Q2. 助成金はいつもらえますか?立て替えが必要ですか?
A2. はい、多くの場合、団体が一旦購入費用を全額支払い、事業完了後の実績報告を経てから助成金が交付される「精算払い」となります。そのため、一時的に費用を立て替える資金計画が必要です。自治体によっては概算払(前払い)の制度がある場合もあるので、確認が必要です。
Q3. 申請すれば必ず採択されますか?
A3. いいえ、必ず採択されるわけではありません。全国の市区町村から多くの申請があり、予算には限りがあるため、審査によって助成事業が選定されます。特に市区町村内での選考、都道府県での選考があるため、それぞれの段階で事業の優先度が高いと判断される必要があります。

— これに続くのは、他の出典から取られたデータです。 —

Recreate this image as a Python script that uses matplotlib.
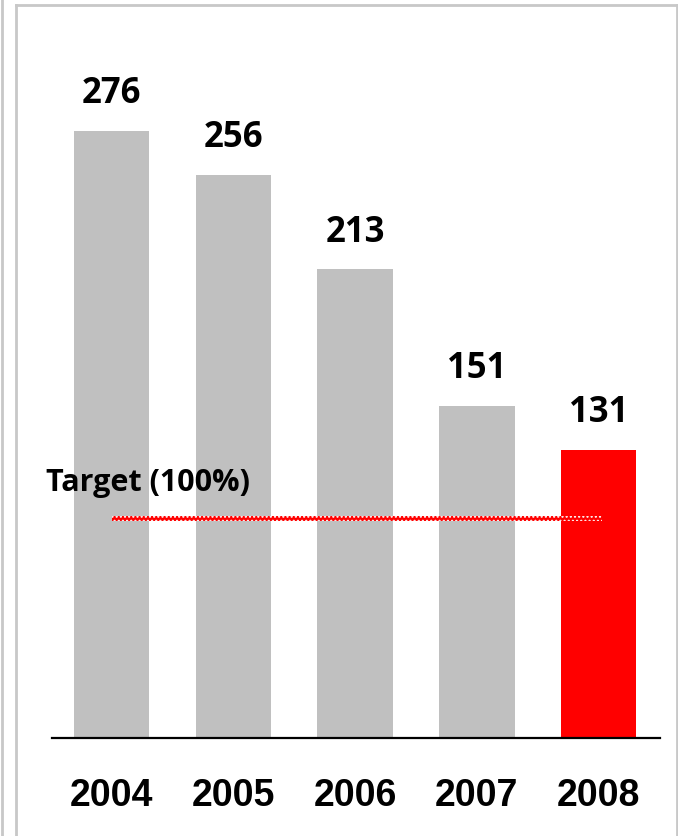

Q4. 助成を受けて購入した備品には、何か表示が必要ですか?
A4. はい、助成を受けて整備した備品には、宝くじの社会貢献広報事業であることを示す「シンボルマーク(通称:クーちゃんマーク)」のステッカーを貼付する必要があります。これは、宝くじの収益が地域に役立っていることを広く知ってもらうためのものです。
Q5. 複数の事業メニューに同時に申請できますか?
A5. 原則として、同一団体が同一年度に複数の事業メニューで助成を受けることはできません。自分たちの活動に最も合致する事業メニューを一つ選んで申請する必要があります。
まとめ:まずは市区町村の担当課へ相談から始めよう
宝くじのコミュニティ助成事業は、自治会やNPOなどの地域団体にとって、活動を大きく飛躍させるための強力なツールです。補助率が高く、幅広い用途に使える非常に魅力的な制度ですが、申請プロセスが独特で、市区町村との連携が不可欠です。
この記事を読んで「ぜひ活用したい!」と思われた方は、まずはご自身の団体の所在地である市区町村の担当課に問い合わせることから始めてください。来年度の事業に向けた準備は、今年の夏から始まります。しっかりと計画を立て、地域を元気にする素晴らしい事業を実現させましょう。